Ever since I was a little kid, I’ve been fascinated with stars, the planets, our solar system, galaxies, and the ever-expanding universe. Unfortunately, I’ve never had the smarts enough to be an astrophysicist or astronaut, but that has never deterred me from my love of space.
Instead, I found solace through following astrology, excitedly spotting constellations whenever the night skies are clear (Orion is my favourite), and diving into science fiction via video games, TV, and film. It’s been a long time since I’ve seen a film set in space that has given me the same kind of warmth and inspiring feeling for space that I once had as a kid, but this feeling quickly returned after seeing Disney-Pixar’s Lightyear.
The film’s concept is derived from the idea that Andy, the little boy from the original Toy Story film franchise, saw a movie that made him desire to have a Buzz Lightyear toy. Apparently, this is that movie, and to be frank, I am quite surprised that Andy did not want a Sox toy instead.
While Chris Evans did a great job voicing the ever-determined young Buzz Lightyear who throughout the film, strives continuously to complete his mission, and Uzo Aduba is wonderful as Alisha Hawthorne, James Brolin is impressive as Zurg, Keke Palmer is fantastic as Izzy Hawthorne, alongside fellow recruit misfits Taika Watiti’s Mo Morrison and Dale Soules’ Darby Steel, it is actually Peter Sohn’s Sox – Buzz’s robot cat, that steals the show. And honestly, I’m not complaining. If anything, I want my very own mechanical feline now too.
Sox is adorable and is welcome comic relief to an otherwise very serious film. Lightyear is not for kids. The little ones will probably not follow and enjoy this film as thoroughly as you’d like. Instead, Lightyear is clearly targeted at the older kids and the big kids at heart that, like me, grew up watching the beloved Toy Story film franchise.

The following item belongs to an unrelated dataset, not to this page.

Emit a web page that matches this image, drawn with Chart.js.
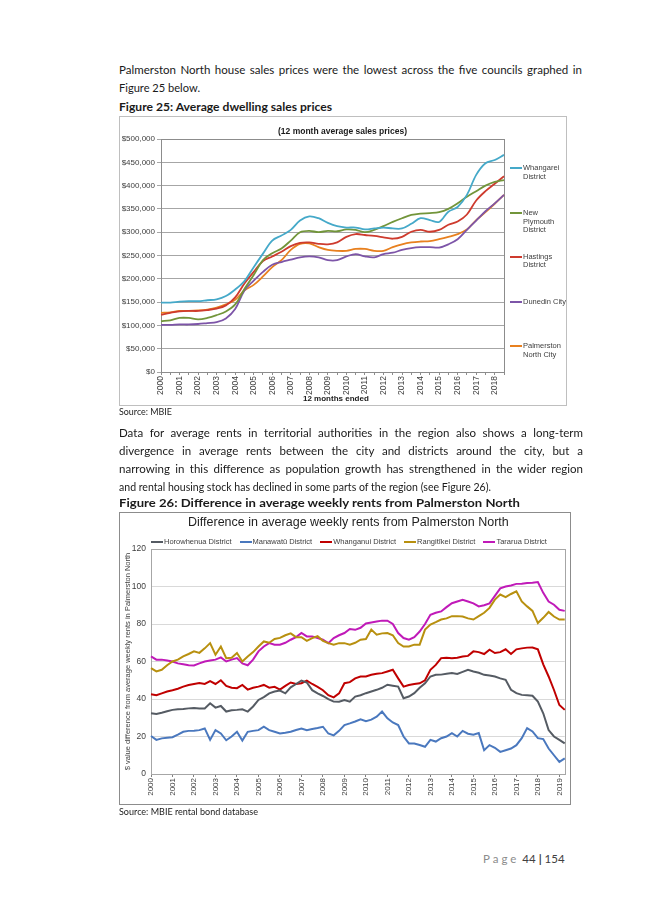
<!DOCTYPE html>
<html>
<head>
<meta charset="utf-8">
<script src="https://cdn.jsdelivr.net/npm/chart.js@4.4.1/dist/chart.umd.min.js"></script>
<style>
  html, body { margin: 0; padding: 0; background: #fff; }
  body { width: 645px; height: 912px; position: relative; overflow: hidden; font-family: Lato, "Open Sans", sans-serif; color: #1a1a1a; }
  .ln { position: absolute; left: 119px; white-space: nowrap; font-size: 12px; line-height: 18px; }
  .ln span { display: inline-block; transform-origin: 0 50%; }
  .b { font-weight: bold; }
  .src { font-size: 9.5px; line-height: 12px; }
  .box { position: absolute; box-sizing: border-box; }
  .box canvas { position: absolute; left: 0; top: 0; }
  .ct { position: absolute; font-family: "Liberation Sans", Arial, sans-serif; color: #404040; white-space: nowrap; }
  .leg1 { position: absolute; left: 390px; width: 60px; font-family: "Liberation Sans", Arial, sans-serif; font-size: 7.5px; line-height: 8.5px; color: #404040; }
  .leg1 i { position: absolute; left: 0; top: 3px; width: 12px; height: 2px; }
  .leg1 div { margin-left: 13px; width: 46px; }
  #leg2 { position: absolute; left: 31px; top: 24px; display: flex; gap: 8px; font-family: "Liberation Sans", Arial, sans-serif; font-size: 7.5px; color: #404040; }
  #leg2 .it { display: flex; align-items: center; }
  #leg2 i { display: inline-block; width: 12px; height: 2px; margin-right: 1px; }
  .pg { position: absolute; left: 483px; top: 850px; font-size: 11.5px; line-height: 18px; color: #404040; }
  .pg .p { color: #8c8c8c; letter-spacing: 3px; }
</style>
</head>
<body>

<div class="ln j" data-w="463" style="top:61px">Palmerston North house sales prices were the lowest across the five councils graphed in</div>
<div class="ln" data-w="81" style="top:79px">Figure 25 below.</div>
<div class="ln b" data-w="213" style="top:98px">Figure 25: Average dwelling sales prices</div>

<div class="box" id="box1" style="left:119px; top:116px; width:448px; height:290px; border:1px solid #BFBFBF;">
  <canvas id="chart1" width="446" height="288"></canvas>
  <div class="ct" style="left:158px; top:9px; font-size:8.5px; font-weight:bold; color:#1a1a1a;">(12 month average sales prices)</div>
  <div id="leg1"></div>
  <div class="ct" style="left:183px; top:277px; font-size:8px; font-weight:bold; color:#1a1a1a;">12 months ended</div>
</div>

<div class="ln src" data-w="53" style="top:406px">Source: MBIE</div>

<div class="ln j" data-w="464" style="top:424px">Data for average rents in territorial authorities in the region also shows a long-term</div>
<div class="ln j" data-w="464" style="top:442px">divergence in average rents between the city and districts around the city, but a</div>
<div class="ln j" data-w="464" style="top:460px">narrowing in this difference as population growth has strengthened in the wider region</div>
<div class="ln" data-w="372" style="top:478px">and rental housing stock has declined in some parts of the region (see Figure 26).</div>
<div class="ln b" data-w="401" style="top:494px">Figure 26: Difference in average weekly rents from Palmerston North</div>

<div class="box" id="box2" style="left:119px; top:512px; width:452px; height:293px; border:1px solid #8C8C8C;">
  <canvas id="chart2" width="450" height="291"></canvas>
  <div class="ct" style="left:68px; top:2px; font-size:12.5px; color:#1f1f1f;">Difference in average weekly rents from Palmerston North</div>
  <div id="leg2"></div>
</div>

<div class="ln src" data-w="139" style="top:806px">Source: MBIE rental bond database</div>

<div class="pg"><span class="p">Page</span> 44 <b>|</b> 154</div>

<script>
// ---- Figure 25: average dwelling sales prices, half-yearly (2000 H1 .. 2018 H1) ----
const years1 = ['2000', '2001', '2002', '2003', '2004', '2005', '2006', '2007', '2008', '2009',
                '2010', '2011', '2012', '2013', '2014', '2015', '2016', '2017', '2018'];
const names1 = ['Whangarei District', 'New Plymouth District', 'Hastings District', 'Dunedin City', 'Palmerston North City'];
const colors1 = ['#45A9C9', '#72953A', '#CE3B2E', '#7D55A8', '#E8801F'];

// values in $ thousands
const whangarei = [149, 149, 151, 152, 152, 154, 156, 163, 177, 195, 225, 254, 282, 293, 305, 325, 334, 330, 320, 313,
                   310, 310, 306, 308, 310, 308, 308, 318, 330, 326, 322, 344, 354, 380, 423, 448, 455, 466];
const newPlymouth = [109, 111, 116, 116, 113, 116, 122, 130, 145, 178, 208, 240, 255, 265, 282, 300, 303, 300, 303, 302,
                     306, 305, 300, 305, 313, 322, 330, 337, 340, 341, 343, 350, 362, 376, 388, 400, 408, 412];
const hastings = [123, 127, 130, 131, 131, 133, 136, 143, 160, 190, 215, 238, 248, 258, 270, 277, 278, 275, 274, 278,
                  290, 296, 294, 292, 289, 286, 290, 301, 305, 301, 305, 316, 323, 338, 368, 388, 404, 420];
const dunedin = [101, 101, 102, 102, 103, 105, 107, 115, 135, 175, 196, 215, 230, 236, 241, 246, 248, 246, 240, 240,
                 248, 253, 248, 246, 253, 256, 262, 266, 268, 268, 267, 274, 285, 305, 325, 345, 362, 380];
const palmerston = [127, 128, 131, 131, 132, 134, 138, 145, 155, 175, 187, 205, 225, 240, 262, 275, 276, 268, 262, 260,
                    260, 264, 264, 260, 260, 268, 274, 278, 280, 281, 285, 290, 296, 306, 326, 343, 361, 380];

// ---- Figure 26: rent differences, quarterly (2000 Q1 .. 2019 Q2) ----
const years2 = ['2000', '2001', '2002', '2003', '2004', '2005', '2006', '2007', '2008', '2009',
                '2010', '2011', '2012', '2013', '2014', '2015', '2016', '2017', '2018', '2019'];
const names2 = ['Horowhenua District', 'Manawatū District', 'Whanganui District', 'Rangitīkei District', 'Tararua District'];
const colors2 = ['#555B63', '#4A78BE', '#C00000', '#B8900F', '#C01AB8'];

const horowhenua = [32.4, 32, 32.7, 33.5, 34.2, 34.5, 34.7, 35, 35.2, 35, 35, 37.7, 35.4, 36.3, 33.3, 34,
                    34.2, 34.5, 33.3, 36, 39.5, 41, 43, 44, 44.5, 43, 46.2, 48, 49.8, 48.8, 44.7, 43,
                    41.6, 39.9, 38.6, 38.5, 39.5, 38.6, 41.3, 42, 43.1, 44, 44.9, 46, 47.6, 47.1, 46.6, 40.4,
                    41.3, 43.1, 46, 48.4, 52, 52.9, 53, 53.5, 53.8, 53.4, 54.5, 55.6, 54.7, 54, 52.9, 52.5,
                    52, 51, 50.2, 44.9, 43.1, 42.2, 42, 41.7, 38.6, 32.4, 23.4, 20, 18.2, 16.3];
const manawatu = [20.3, 18.2, 19, 19.3, 19.6, 21, 22.5, 23, 23.1, 23.4, 24.3, 18.2, 23.4, 21.6, 18, 20,
                  22.5, 17.8, 22.5, 23, 23.4, 25.2, 23.4, 22.5, 21.6, 22, 22.5, 23.5, 24.3, 23.4, 24, 24.5,
                  25.2, 21.6, 20.6, 23, 26.1, 27, 28, 29.2, 28.2, 29, 30.6, 33.3, 29.7, 27.5, 26.1, 20,
                  16.3, 16.3, 15.5, 14.5, 18.2, 17.3, 19.1, 20, 21.8, 20, 23, 21.5, 20.9, 21.8, 12.7, 15.4,
                  14, 11.8, 12.7, 13.6, 15.4, 19.1, 24.5, 22.7, 19.1, 18.6, 13.6, 10, 6.5, 8.3];
const whanganui = [42.5, 42, 43, 44, 44.7, 45.5, 46.6, 47.5, 48, 48.5, 48, 49.5, 48, 50, 47, 46,
                   45.8, 47.5, 45, 46, 46.6, 47.5, 46, 46.5, 45, 47, 48.8, 48, 48.4, 49.8, 48, 46.5,
                   44.7, 42, 40.9, 43, 48.4, 49, 51, 52, 52, 52.9, 53.5, 53.8, 54.7, 55.6, 51, 46.6,
                   47.5, 48, 48.4, 50, 55.6, 58.2, 61.8, 62, 61.8, 62, 62.7, 63, 65.4, 65, 64, 66.3,
                   64.5, 65, 66.5, 64, 66.5, 67, 67.4, 67.5, 66.5, 58.5, 52, 44.8, 36.8, 34.2];
const rangitikei = [56.5, 54.7, 55.6, 58, 60, 61, 62.7, 64, 65.4, 64.6, 67, 69.8, 63.6, 68, 61.8, 62,
                    64.5, 60, 62.7, 65, 68, 70.7, 70, 72, 72.6, 74, 75, 73, 73, 71, 72.5, 73.5,
                    71, 69.8, 69, 69.8, 69.8, 69, 70, 71.6, 72, 77, 74.3, 75, 75.2, 74, 69.8, 68,
                    68, 69, 69, 77, 79.7, 81, 82.4, 83, 84.2, 84.2, 84, 83, 82.4, 84.2, 86, 88.6,
                    93, 95.7, 94.3, 96, 97.4, 92, 89.4, 87, 80.5, 83.3, 86.4, 84, 82.4, 82.4];
const tararua = [62.7, 61, 61, 60.5, 60, 59, 58.5, 58, 57.9, 59, 60, 60.5, 61, 62.2, 60, 61,
                 61.8, 59, 58, 61, 65.4, 68, 69.8, 69, 69, 70, 71.6, 73, 75.2, 73.4, 73.4, 72.5,
                 71.6, 69.8, 72.5, 74, 75.2, 77.3, 76.9, 78, 80.3, 80.8, 81.3, 81.8, 81.8, 80, 75.2, 72.5,
                 71.6, 73, 76, 80, 84.9, 86, 86.7, 89, 91.1, 92, 92.9, 92, 91, 89.4, 90, 91,
                 95, 99, 100, 100.5, 101.4, 101.5, 101.9, 102, 102.4, 96.6, 92, 90.3, 87.6, 87];

// fit the body text lines to the widths of the original page
// (Lato runs a touch wider than the original face, so glyphs are narrowed slightly)
const narrow = 0.96;
document.querySelectorAll('.ln').forEach(el => {
  const span = document.createElement('span');
  span.textContent = el.textContent;
  el.textContent = '';
  el.appendChild(span);
  const w = span.getBoundingClientRect().width;
  const target = +el.dataset.w;
  const spaces = (span.textContent.match(/ /g) || []).length;
  if (el.classList.contains('j') && w * narrow < target && spaces) {
    span.style.wordSpacing = ((target / narrow - w) / spaces) + 'px';
    span.style.transform = 'scaleX(' + narrow + ')';
  } else {
    span.style.transform = 'scaleX(' + (target / w) + ')';
  }
});

// draws a frame round the plot area
const plotBorder = {
  id: 'plotBorder',
  beforeDatasetsDraw(chart, args, opts) {
    const a = chart.chartArea;
    const ctx = chart.ctx;
    ctx.save();
    ctx.strokeStyle = opts.color;
    ctx.lineWidth = 1;
    ctx.strokeRect(Math.round(a.left) + 0.5, Math.round(a.top) + 0.5, Math.round(a.right - a.left), Math.round(a.bottom - a.top));
    ctx.restore();
  }
};

const axisFont = { family: '"Liberation Sans", Arial, sans-serif', size: 8 };

// Figure 25
const labels1 = years1.flatMap(y => [y, '']);
const series1 = [whangarei, newPlymouth, hastings, dunedin, palmerston];

new Chart(document.getElementById('chart1'), {
  type: 'line',
  data: {
    labels: labels1,
    datasets: series1.map((s, i) => ({
      label: names1[i],
      data: s.map(v => v * 1000),
      borderColor: colors1[i],
      borderWidth: 1.8,
      pointRadius: 0,
      tension: 0.35,
      fill: false
    }))
  },
  options: {
    responsive: false,
    animation: false,
    layout: { padding: { left: 0, right: 62, top: 22, bottom: 0 } },
    plugins: {
      legend: { display: false },
      tooltip: { enabled: false },
      plotBorder: { color: '#8C8C8C' }
    },
    scales: {
      x: {
        offset: false,
        grid: { drawOnChartArea: false, tickLength: 3, color: '#8C8C8C' },
        border: { color: '#8C8C8C' },
        ticks: { autoSkip: false, maxRotation: 90, minRotation: 90, padding: 1, font: { ...axisFont, size: 8.5 }, color: '#404040' },
        afterFit(s) { s.height = 33; }
      },
      y: {
        min: 0,
        max: 500000,
        grid: { color: '#A6A6A6', tickLength: 4 },
        border: { color: '#8C8C8C' },
        ticks: {
          stepSize: 50000,
          padding: 2,
          font: axisFont,
          color: '#404040',
          callback: v => '$' + v.toLocaleString('en-US')
        },
        afterFit(s) { s.width = 41; }
      }
    }
  },
  plugins: [plotBorder]
});

// legend for Figure 25 (right side, wrapped text)
const leg1Tops = [164, 209, 252.5, 297.5, 342];
const leg1 = document.getElementById('leg1');
names1.forEach((n, i) => {
  const d = document.createElement('div');
  d.className = 'leg1';
  d.style.top = (leg1Tops[i] - 117) + 'px';
  d.innerHTML = '<i style="background:' + colors1[i] + '"></i><div>' + n + '</div>';
  leg1.appendChild(d);
});

// Figure 26
const labels2 = years2.flatMap(y => [y, '', '', '']).slice(0, whanganui.length);
const series2 = [horowhenua, manawatu, whanganui, rangitikei, tararua];

new Chart(document.getElementById('chart2'), {
  type: 'line',
  data: {
    labels: labels2,
    datasets: series2.map((s, i) => ({
      label: names2[i],
      data: s,
      borderColor: colors2[i],
      borderWidth: 2,
      pointRadius: 0,
      tension: 0,
      fill: false
    }))
  },
  options: {
    responsive: false,
    animation: false,
    layout: { padding: { left: 0, right: 3, top: 36, bottom: 0 } },
    plugins: {
      legend: { display: false },
      tooltip: { enabled: false },
      plotBorder: { color: '#A6A6A6' }
    },
    scales: {
      x: {
        offset: false,
        grid: { drawOnChartArea: false, tickLength: 3, color: '#808080' },
        border: { color: '#808080' },
        ticks: {
          autoSkip: false, maxRotation: 90, minRotation: 90, padding: 1,
          font: axisFont, color: '#404040',
          callback(v) { const l = this.getLabelForValue(v); return l === '' ? null : l; }
        },
        afterFit(s) { s.height = 30; }
      },
      y: {
        min: 0,
        max: 120,
        grid: { color: '#D9D9D9', drawTicks: false },
        border: { color: '#808080' },
        ticks: { stepSize: 20, padding: 5, font: { ...axisFont, size: 8.5 }, color: '#404040' },
        title: {
          display: true,
          text: '$ value difference from average weekly rents in Palmerston North',
          font: { ...axisFont, size: 7.5 },
          color: '#404040',
          padding: { top: 3, bottom: 0 }
        },
        afterFit(s) { s.width = 31; }
      }
    }
  },
  plugins: [plotBorder]
});

// legend for Figure 26 (top row)
const leg2 = document.getElementById('leg2');
names2.forEach((n, i) => {
  const d = document.createElement('div');
  d.className = 'it';
  d.innerHTML = '<i style="background:' + colors2[i] + '"></i><span>' + n + '</span>';
  leg2.appendChild(d);
});
</script>
</body>
</html>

Lightyear is essentially an action-adventure space film that just happens to be animated. This very script could easily be used with a live action cast and CGI special effects thrown in. There are also many nods in the film to various 80s sci-fi film and TV shows that I really enjoyed, and like all Pixar films, the film is visually stunning and the morality messages from Lightyear are very clear to understand. At times, I even forgot I was watching an animated film and felt that I was just mesmerised in the exciting space story that Lightyear provides.
It’s been a long time since Pixar has had a film released on the big screen. A handful of their films have sadly gone straight to streaming on Disney+ over the last few years, but thankfully Lightyear hasn’t and is definitely a movie you must see on the big screen. And because we’re all a little out of practice with films in cinemas lately, don’t forget that there is always an after credits scene for Pixar features. For Lightyear, there are two, one during the credits and one post credits scene. However, both will make you smile. They certainly did with me.
With many touching moments that will not only move you to tears (well, I cried, twice), but remind you the importance of love, friendship and family, and the fragility of both time and humanity, Lightyear is a love letter not only to 80s sci-fi but is a tribute to those that grew up loving Buzz from the Toy Story film franchise, as well as the many that never stopped pushing the boundaries to achieve their dreams. I am personally so, so very grateful to have had the ability to travel to space vicariously through the art of film, games, and TV, but especially now with Buzz in Lightyear.